Personal information
- Full name: Richard Graeme Hignett
- Born: 29 April 1972 (age 54) Widnes, Lancashire, England
- Batting: Right-handed
- Bowling: Right-arm fast-medium

Domestic team information
- 1995–1998: Minor Counties
- 1992–2003: Cheshire

Career statistics
| Competition | List A |
| Matches | 19 |
| Runs scored | 525 |
| Batting average | 30.88 |
| 100s/50s | –/6 |
| Top score | 84 |
| Balls bowled | 259 |
| Wickets | 13 |
| Bowling average | 19.84 |
| 5 wickets in innings | – |
| 10 wickets in match | – |
| Best bowling | 3/21 |
| Catches/stumpings | 4/– |
- Source: Cricinfo, 13 April 2011

= Richard Hignett =

English cricketer (born 1972)

Richard Graeme Hignett (born 29 April 1972) is a former English cricketer.
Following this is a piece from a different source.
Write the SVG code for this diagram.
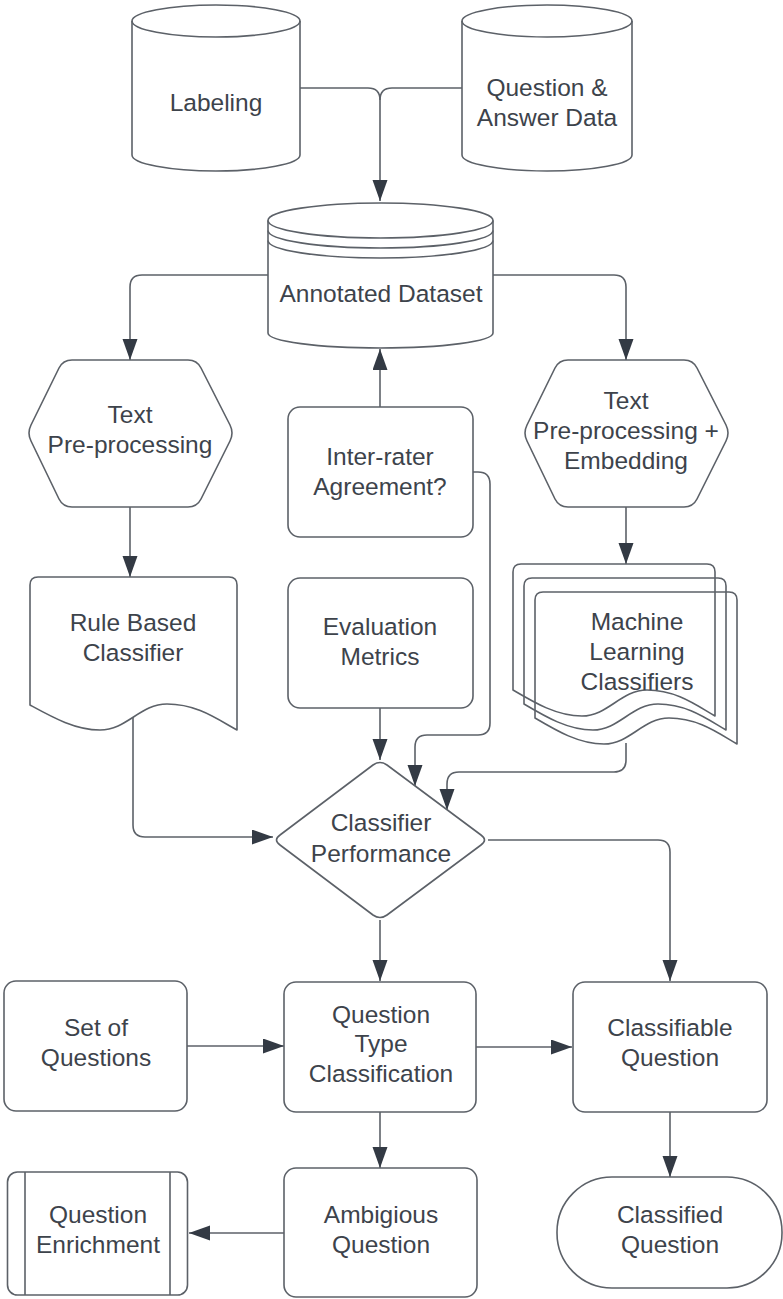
<svg xmlns="http://www.w3.org/2000/svg" width="783" height="1299" viewBox="0 0 783 1299">
<defs>
<marker id="ah" markerUnits="userSpaceOnUse" markerWidth="22" markerHeight="16" refX="21" refY="7.5" orient="auto">
<path d="M0,0 L21,7.5 L0,15 Z" fill="#333a44"/>
</marker>
<style>
.s{fill:#ffffff;stroke:#5c6168;stroke-width:1.6;stroke-linejoin:round}
.d{fill:none;stroke:#5c6168;stroke-width:1.6;stroke-linejoin:round}
.c{fill:none;stroke:#5c6168;stroke-width:1.6;marker-end:url(#ah)}
.l{fill:none;stroke:#5c6168;stroke-width:1.6}
text{font-family:"Liberation Sans",Arial,sans-serif;font-size:24.5px;fill:#3d434b;text-anchor:middle}
</style>
</defs>
<rect width="783" height="1299" fill="#ffffff"/>

<g id="connectors">
<path class="l" d="M300,88 H368 Q380,88 380,100"/>
<path class="c" d="M462,88 H392 Q380,88 380,100 V201"/>
<path class="c" d="M268,275 H142 Q130,275 130,287 V360"/>
<path class="c" d="M493,275 H614 Q626,275 626,287 V360"/>
<path class="c" d="M130,507 V577"/>
<path class="c" d="M626,507 V564"/>
<path class="c" d="M380,407 V349"/>
<path class="c" d="M473,472 H478 Q490,472 490,484 V723 Q490,735 478,735 H427 Q415,735 415,747 V786"/>
<path class="c" d="M380,708 V760"/>
<path class="c" d="M133,717 V825 Q133,837 145,837 H273"/>
<path class="c" d="M626,743 V760 Q626,772 614,772 H459 Q447,772 447,784 V810"/>
<path class="c" d="M488,840 H658 Q670,840 670,852 V981"/>
<path class="c" d="M380,920 V981"/>
<path class="c" d="M187,1046 H284"/>
<path class="c" d="M476,1047 H572"/>
<path class="c" d="M380,1112 V1168"/>
<path class="c" d="M670,1112 V1177"/>
<path class="c" d="M284,1233 H189"/>
</g>

<g id="labeling">
<path class="s" d="M132,21 A84,16 0 0 1 300,21 V155 A84,16 0 0 1 132,155 Z"/>
<path class="l" d="M132,21 A84,16 0 0 0 300,21"/>
<text x="216" y="111">Labeling</text>
</g>

<g id="qa-data">
<path class="s" d="M462,21 A85,16 0 0 1 632,21 V155 A85,16 0 0 1 462,155 Z"/>
<path class="l" d="M462,21 A85,16 0 0 0 632,21"/>
<text x="547" y="96">Question &amp;</text>
<text x="547" y="126">Answer Data</text>
</g>

<g id="annotated-dataset">
<path class="s" d="M268,220.5 A112.5,17.5 0 0 1 493,220.5 V333 A112.5,15 0 0 1 268,333 Z"/>
<path class="l" d="M268,220.5 A112.5,17.5 0 0 0 493,220.5"/>
<path class="l" d="M268,230.5 A112.5,17.5 0 0 0 493,230.5"/>
<path class="l" d="M268,240.5 A112.5,17.5 0 0 0 493,240.5"/>
<text x="381" y="302">Annotated Dataset</text>
</g>

<g id="text-preprocessing">
<path class="s" d="M72,360 H188 Q197,360 201,368 L230,425 Q234,433 230,441 L201,499 Q197,507 188,507 H72 Q63,507 59,499 L31,441 Q27,433 31,425 L59,368 Q63,360 72,360 Z"/>
<text x="130" y="423">Text</text>
<text x="130" y="453">Pre-processing</text>
</g>

<g id="text-preprocessing-embedding">
<path class="s" d="M568,360 H684 Q693,360 697,368 L726,425 Q730,433 726,441 L697,499 Q693,507 684,507 H568 Q559,507 555,499 L527,441 Q523,433 527,425 L555,368 Q559,360 568,360 Z"/>
<text x="626" y="409">Text</text>
<text x="626" y="439">Pre-processing +</text>
<text x="626" y="469">Embedding</text>
</g>

<g id="inter-rater">
<rect class="s" x="288" y="407" width="185" height="130" rx="12"/>
<text x="380" y="465">Inter-rater</text>
<text x="380" y="495">Agreement?</text>
</g>

<g id="evaluation-metrics">
<rect class="s" x="288" y="578" width="185" height="130" rx="12"/>
<text x="380" y="635">Evaluation</text>
<text x="380" y="665">Metrics</text>
</g>

<g id="rule-based">
<path class="s" transform="translate(30,577)" d="M0,8 Q0,0 8,0 H199 Q207,0 207,8 V153 C187,142 167,127 137,127 C110,127 97,153 70,153 C45,153 22,140 0,128 Z"/>
<text x="133" y="631">Rule Based</text>
<text x="133" y="661">Classifier</text>
</g>

<g id="ml-classifiers">
<path class="d" transform="translate(513,564)" d="M0,8 Q0,0 8,0 H194 Q202,0 202,8 V152 C183,141 163,126 134,126 C108,126 95,152 69,152 C44,152 22,139 0,126 Z"/>
<path class="d" transform="translate(524,578)" d="M0,8 Q0,0 8,0 H194 Q202,0 202,8 V152 C183,141 163,126 134,126 C108,126 95,152 69,152 C44,152 22,139 0,126 Z"/>
<path class="d" transform="translate(535,592)" d="M0,8 Q0,0 8,0 H194 Q202,0 202,8 V152 C183,141 163,126 134,126 C108,126 95,152 69,152 C44,152 22,139 0,126 Z"/>
<text x="637" y="630">Machine</text>
<text x="637" y="660">Learning</text>
<text x="637" y="690">Classifiers</text>
</g>

<g id="classifier-performance">
<path class="s" d="M373,765 Q380,760 387,765 L481,835 Q488,840 481,845 L387,915 Q380,920 373,915 L280,845 Q273,840 280,835 Z"/>
<text x="381" y="831">Classifier</text>
<text x="381" y="862">Performance</text>
</g>

<g id="set-of-questions">
<rect class="s" x="4" y="981" width="183" height="130" rx="12"/>
<text x="96" y="1036">Set of</text>
<text x="96" y="1066">Questions</text>
</g>

<g id="question-type-classification">
<rect class="s" x="284" y="982" width="192" height="130" rx="12"/>
<text x="381" y="1023">Question</text>
<text x="381" y="1052">Type</text>
<text x="381" y="1082">Classification</text>
</g>

<g id="classifiable-question">
<rect class="s" x="573" y="982" width="194" height="130" rx="12"/>
<text x="670" y="1036">Classifiable</text>
<text x="670" y="1066">Question</text>
</g>

<g id="ambigious-question">
<rect class="s" x="284" y="1168" width="193" height="129" rx="12"/>
<text x="381" y="1223">Ambigious</text>
<text x="381" y="1253">Question</text>
</g>

<g id="question-enrichment">
<rect class="s" x="7.5" y="1172" width="180" height="123" rx="10"/>
<path class="l" d="M25,1172 V1295 M170,1172 V1295"/>
<text x="98" y="1223">Question</text>
<text x="98" y="1253">Enrichment</text>
</g>

<g id="classified-question">
<rect class="s" x="557" y="1177" width="225" height="111" rx="55"/>
<text x="670" y="1223">Classified</text>
<text x="670" y="1253">Question</text>
</g>
</svg>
Hignett was a right-handed batsman who bowled right-arm fast-medium. He was born in Widnes, Lancashire.

Hignett made his debut for Cheshire in the 1992 Minor Counties Championship against Shropshire. Hignett played Minor counties cricket for Cheshire from 1992 to 2003, including 83 Minor Counties Championship matches and 30 MCCA Knockout Trophy matches. In 1993, he made his List A debut against Nottinghamshire in the NatWest Trophy. He played 13 further List A matches for Cheshire, the last coming against Bedfordshire in the 1st round of the 2004 Cheltenham & Gloucester Trophy which was held in 2004. In his 14 List A matches for Cheshire, he scored 473 runs at a batting average of 36.38, with six half centuries and a high score of 84, which came against Lincolnshire in the 2nd round of the 2003 Cheltenham & Gloucester Trophy which was played in 2002. With the ball he took 8 wickets at a bowling average of 21.25, with best figures of 3/21.
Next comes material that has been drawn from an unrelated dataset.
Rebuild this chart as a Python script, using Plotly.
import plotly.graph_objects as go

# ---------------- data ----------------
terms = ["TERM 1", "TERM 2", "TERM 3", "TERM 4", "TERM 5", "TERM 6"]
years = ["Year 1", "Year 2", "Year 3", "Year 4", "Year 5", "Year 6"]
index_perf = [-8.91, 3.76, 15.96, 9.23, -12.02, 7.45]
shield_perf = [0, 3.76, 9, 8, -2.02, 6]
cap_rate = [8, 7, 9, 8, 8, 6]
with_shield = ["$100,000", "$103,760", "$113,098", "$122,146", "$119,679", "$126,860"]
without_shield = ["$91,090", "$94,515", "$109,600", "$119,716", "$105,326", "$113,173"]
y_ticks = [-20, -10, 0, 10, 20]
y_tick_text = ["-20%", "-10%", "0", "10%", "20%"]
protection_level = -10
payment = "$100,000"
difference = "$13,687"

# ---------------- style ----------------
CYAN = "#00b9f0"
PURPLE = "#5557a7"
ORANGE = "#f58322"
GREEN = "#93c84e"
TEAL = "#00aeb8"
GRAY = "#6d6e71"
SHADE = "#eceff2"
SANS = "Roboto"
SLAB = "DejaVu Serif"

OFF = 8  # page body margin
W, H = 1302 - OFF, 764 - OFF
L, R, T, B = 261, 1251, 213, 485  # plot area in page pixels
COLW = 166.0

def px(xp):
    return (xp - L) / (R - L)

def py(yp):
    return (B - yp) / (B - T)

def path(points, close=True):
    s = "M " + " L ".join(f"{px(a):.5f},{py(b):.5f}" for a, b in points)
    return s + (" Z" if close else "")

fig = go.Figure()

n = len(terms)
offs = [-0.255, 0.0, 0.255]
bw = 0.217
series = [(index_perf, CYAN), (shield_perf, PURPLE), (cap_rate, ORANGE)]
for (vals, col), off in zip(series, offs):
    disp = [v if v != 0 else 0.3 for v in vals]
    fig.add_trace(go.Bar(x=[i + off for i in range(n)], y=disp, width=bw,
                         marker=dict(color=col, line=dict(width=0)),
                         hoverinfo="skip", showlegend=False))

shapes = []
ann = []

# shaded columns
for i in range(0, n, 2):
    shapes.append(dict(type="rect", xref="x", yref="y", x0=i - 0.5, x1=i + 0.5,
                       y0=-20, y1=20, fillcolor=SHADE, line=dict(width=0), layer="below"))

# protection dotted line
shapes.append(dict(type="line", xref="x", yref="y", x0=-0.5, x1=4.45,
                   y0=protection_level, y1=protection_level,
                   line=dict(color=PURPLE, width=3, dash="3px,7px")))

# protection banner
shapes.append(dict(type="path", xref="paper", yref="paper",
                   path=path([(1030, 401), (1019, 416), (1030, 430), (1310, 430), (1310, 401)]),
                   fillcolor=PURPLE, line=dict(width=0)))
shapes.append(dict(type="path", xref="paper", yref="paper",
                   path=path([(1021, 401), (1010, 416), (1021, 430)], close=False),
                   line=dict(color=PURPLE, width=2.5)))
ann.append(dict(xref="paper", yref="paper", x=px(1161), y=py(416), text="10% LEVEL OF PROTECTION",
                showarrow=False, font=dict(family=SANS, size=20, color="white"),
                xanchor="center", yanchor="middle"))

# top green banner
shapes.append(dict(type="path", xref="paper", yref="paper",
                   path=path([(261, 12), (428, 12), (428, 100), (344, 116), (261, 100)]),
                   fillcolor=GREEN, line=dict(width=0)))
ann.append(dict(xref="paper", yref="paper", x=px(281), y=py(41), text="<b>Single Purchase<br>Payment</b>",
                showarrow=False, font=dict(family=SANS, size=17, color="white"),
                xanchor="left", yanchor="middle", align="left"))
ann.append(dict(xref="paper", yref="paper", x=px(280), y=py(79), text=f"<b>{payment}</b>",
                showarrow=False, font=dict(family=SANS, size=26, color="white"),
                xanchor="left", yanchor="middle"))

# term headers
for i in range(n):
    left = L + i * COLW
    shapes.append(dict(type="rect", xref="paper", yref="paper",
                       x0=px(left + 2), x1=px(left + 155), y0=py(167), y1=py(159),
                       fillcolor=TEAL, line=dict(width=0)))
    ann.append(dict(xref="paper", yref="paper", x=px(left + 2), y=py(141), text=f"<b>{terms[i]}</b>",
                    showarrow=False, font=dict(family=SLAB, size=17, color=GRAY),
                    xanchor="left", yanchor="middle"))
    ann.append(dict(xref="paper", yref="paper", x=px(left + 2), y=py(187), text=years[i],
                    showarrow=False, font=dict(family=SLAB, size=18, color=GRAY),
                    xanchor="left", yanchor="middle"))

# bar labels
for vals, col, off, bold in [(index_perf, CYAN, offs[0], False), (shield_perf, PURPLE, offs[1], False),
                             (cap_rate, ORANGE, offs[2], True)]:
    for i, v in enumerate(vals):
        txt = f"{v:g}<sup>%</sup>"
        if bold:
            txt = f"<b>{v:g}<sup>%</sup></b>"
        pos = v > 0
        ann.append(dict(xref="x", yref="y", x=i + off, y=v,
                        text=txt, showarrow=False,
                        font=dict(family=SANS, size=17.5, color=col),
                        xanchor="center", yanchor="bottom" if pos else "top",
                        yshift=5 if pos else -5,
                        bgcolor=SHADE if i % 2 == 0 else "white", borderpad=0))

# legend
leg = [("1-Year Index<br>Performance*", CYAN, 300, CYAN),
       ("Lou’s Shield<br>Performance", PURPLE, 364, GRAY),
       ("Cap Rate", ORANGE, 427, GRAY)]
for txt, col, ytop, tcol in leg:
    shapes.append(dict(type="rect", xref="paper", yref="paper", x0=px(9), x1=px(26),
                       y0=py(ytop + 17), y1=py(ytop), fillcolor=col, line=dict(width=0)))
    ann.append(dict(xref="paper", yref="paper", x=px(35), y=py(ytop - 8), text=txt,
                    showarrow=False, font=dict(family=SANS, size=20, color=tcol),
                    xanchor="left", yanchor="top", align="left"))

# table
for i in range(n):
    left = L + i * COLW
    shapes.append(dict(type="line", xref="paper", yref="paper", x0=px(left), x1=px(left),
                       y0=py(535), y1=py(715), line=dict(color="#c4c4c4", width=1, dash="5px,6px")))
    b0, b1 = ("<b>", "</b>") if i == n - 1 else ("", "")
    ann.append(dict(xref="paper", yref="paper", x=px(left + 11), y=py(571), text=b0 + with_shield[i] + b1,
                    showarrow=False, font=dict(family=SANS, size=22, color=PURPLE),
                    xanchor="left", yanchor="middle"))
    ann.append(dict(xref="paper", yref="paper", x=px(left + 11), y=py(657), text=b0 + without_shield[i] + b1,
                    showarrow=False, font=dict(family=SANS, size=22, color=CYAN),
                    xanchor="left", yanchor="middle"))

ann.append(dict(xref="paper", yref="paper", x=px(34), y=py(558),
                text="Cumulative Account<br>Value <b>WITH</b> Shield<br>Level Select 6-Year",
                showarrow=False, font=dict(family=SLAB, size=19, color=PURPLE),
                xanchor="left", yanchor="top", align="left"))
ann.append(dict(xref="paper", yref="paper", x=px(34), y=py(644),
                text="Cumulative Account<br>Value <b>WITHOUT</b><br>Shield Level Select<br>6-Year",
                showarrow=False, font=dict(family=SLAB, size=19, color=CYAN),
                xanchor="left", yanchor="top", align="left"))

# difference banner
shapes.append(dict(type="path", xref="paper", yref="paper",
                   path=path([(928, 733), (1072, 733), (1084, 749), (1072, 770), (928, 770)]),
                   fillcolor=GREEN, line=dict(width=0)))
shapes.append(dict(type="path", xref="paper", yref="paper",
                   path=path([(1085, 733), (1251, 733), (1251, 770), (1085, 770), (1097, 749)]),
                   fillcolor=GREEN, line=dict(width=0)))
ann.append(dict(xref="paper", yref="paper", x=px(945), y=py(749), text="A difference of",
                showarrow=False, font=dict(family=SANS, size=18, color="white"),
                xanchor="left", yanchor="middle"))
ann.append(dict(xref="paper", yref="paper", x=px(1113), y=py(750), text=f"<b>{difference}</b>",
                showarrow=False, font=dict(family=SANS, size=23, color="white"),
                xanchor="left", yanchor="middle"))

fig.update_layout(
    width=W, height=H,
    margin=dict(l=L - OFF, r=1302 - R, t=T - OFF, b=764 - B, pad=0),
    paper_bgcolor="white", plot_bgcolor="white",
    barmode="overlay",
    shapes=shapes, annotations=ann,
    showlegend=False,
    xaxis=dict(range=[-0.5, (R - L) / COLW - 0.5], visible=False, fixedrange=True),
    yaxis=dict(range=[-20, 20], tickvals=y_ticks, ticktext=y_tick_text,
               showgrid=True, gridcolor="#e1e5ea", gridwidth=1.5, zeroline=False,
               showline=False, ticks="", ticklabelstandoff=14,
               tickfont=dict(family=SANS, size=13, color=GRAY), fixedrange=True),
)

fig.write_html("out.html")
Hignett also represented the Minor Counties cricket team in List A matches in the Benson and Hedges Cup, starting in 1995 against Durham. He played four further fixtures for the team, with his last appearance for them coming in the 1998 competition against Warwickshire. In total, he played 19 List A matches. In these he scored 525 runs at an average of 30.88, with a high score of 84. With the ball he took 13 wickets at an average of 19.84, with best figures of 3/21, which came against Huntingdonshire in the 1st round of the 2003 Cheltenham & Gloucester Trophy which was played in 2002.

He has played Second XI cricket for the Essex Second XI and the Nottinghamshire Second XI.